The reason they were pushing for us all to do the paperwork in advance was explained by an assistant of the Single Source Real Estate Service. She said the documents have to be to signed prior to closing, so that they can be recorded at the Register of Deeds at the courthouse.
"Once we have recorded then we can cut and distribute checks. Delaying signing until closing will delay the recording. Which will in turn delay cutting of checks."
That makes sense to me, but really it's a semantics argument. Unless I'm mistaken in North Carolina, both parties have to sign to record at the courthouse.
The guy that sold me my house visited the attorney's first thing in the morning. He signed. Then we walked through morning of "closing", and we signed the next day around noon.
We have bought two properties from 2000 miles away. They have these things called ”FAX machines”. They sign, FAX to you; you sign, FAX to them. Easy.
You don't go handing out POAs.
I don't know of any place where FAXED documents can be recorded.
Nonetheless, I don't see any reason to grant POA to a real estate agent.

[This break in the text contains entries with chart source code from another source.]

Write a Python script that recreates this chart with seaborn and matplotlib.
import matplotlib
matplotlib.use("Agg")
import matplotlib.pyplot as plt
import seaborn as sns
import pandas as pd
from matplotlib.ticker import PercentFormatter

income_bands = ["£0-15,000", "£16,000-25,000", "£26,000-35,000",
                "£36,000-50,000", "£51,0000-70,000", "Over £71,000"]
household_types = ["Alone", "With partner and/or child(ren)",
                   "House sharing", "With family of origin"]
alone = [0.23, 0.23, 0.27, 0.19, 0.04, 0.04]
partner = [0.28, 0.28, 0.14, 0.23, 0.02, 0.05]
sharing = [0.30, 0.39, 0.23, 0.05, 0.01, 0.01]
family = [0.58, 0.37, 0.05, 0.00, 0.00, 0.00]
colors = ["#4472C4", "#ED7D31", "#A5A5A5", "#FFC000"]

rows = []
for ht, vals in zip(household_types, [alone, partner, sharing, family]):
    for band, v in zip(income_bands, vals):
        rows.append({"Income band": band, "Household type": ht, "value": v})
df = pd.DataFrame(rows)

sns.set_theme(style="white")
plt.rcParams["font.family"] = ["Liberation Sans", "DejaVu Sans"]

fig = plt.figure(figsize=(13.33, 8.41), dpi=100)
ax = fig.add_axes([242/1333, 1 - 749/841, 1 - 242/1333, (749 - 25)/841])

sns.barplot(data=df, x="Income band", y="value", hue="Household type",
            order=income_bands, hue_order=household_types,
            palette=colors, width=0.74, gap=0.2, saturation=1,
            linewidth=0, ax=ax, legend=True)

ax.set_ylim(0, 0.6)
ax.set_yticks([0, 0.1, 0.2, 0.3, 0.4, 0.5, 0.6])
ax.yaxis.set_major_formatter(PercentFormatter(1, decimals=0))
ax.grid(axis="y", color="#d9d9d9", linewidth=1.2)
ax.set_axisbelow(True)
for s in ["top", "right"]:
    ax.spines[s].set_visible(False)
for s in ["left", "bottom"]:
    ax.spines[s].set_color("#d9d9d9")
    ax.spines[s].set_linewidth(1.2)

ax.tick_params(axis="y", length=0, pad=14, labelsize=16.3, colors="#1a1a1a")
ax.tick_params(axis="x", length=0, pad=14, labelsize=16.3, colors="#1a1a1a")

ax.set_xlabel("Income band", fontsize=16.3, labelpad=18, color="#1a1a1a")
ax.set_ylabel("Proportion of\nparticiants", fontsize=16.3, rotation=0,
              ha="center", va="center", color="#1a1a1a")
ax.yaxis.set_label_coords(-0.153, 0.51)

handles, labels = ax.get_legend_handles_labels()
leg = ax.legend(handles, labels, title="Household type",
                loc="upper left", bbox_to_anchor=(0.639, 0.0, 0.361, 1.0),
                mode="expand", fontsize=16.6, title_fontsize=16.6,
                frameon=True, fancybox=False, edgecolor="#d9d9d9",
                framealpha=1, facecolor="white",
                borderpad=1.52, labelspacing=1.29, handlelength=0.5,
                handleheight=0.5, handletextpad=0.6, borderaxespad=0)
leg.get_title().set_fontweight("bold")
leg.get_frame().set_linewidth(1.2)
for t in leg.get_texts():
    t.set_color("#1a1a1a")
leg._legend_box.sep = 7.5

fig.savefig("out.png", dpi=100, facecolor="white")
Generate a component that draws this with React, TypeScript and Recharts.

In my many years in the business, I have only been granted Power-of-Attorney once--but that was for a close personal friend. He was moving out-of-state and wanted to make sure that someone could sign on his behalf in case there were any last minute documents that needed to be signed. I probably wouldn't have done that for a normal client.
After the closing I wanted to send him a post card from the Bahamas...but I sent him his money instead.
Scamming people is not funny, unless you are a commissioned salesperson, just more personal attacks.
Experience with them has taught people need to exercise extreme care.
And on this thread, you eagerly give incompetent and/or dishonest attorneys a pass.
Scamming people is not funny, unless you are a commissioned salesperson, just more personal attacks.
Experience with them has taught people need to exercise extreme care.
You literrally have every "saleperson" here helping, and you spew drivel while ignoring that. I'd expect nothing less from you at this point though. Ignore the facts that counter your narrative.
For the others, in my experience, it's a limited POA set up by the attorney exclusive to signing the closing docs for the sale. The attorney calls and verifies the info and numbers prior to allowing the POA to sign. However, if you don't trust the agent either go to the closing or get someone you do trust as the limited POA.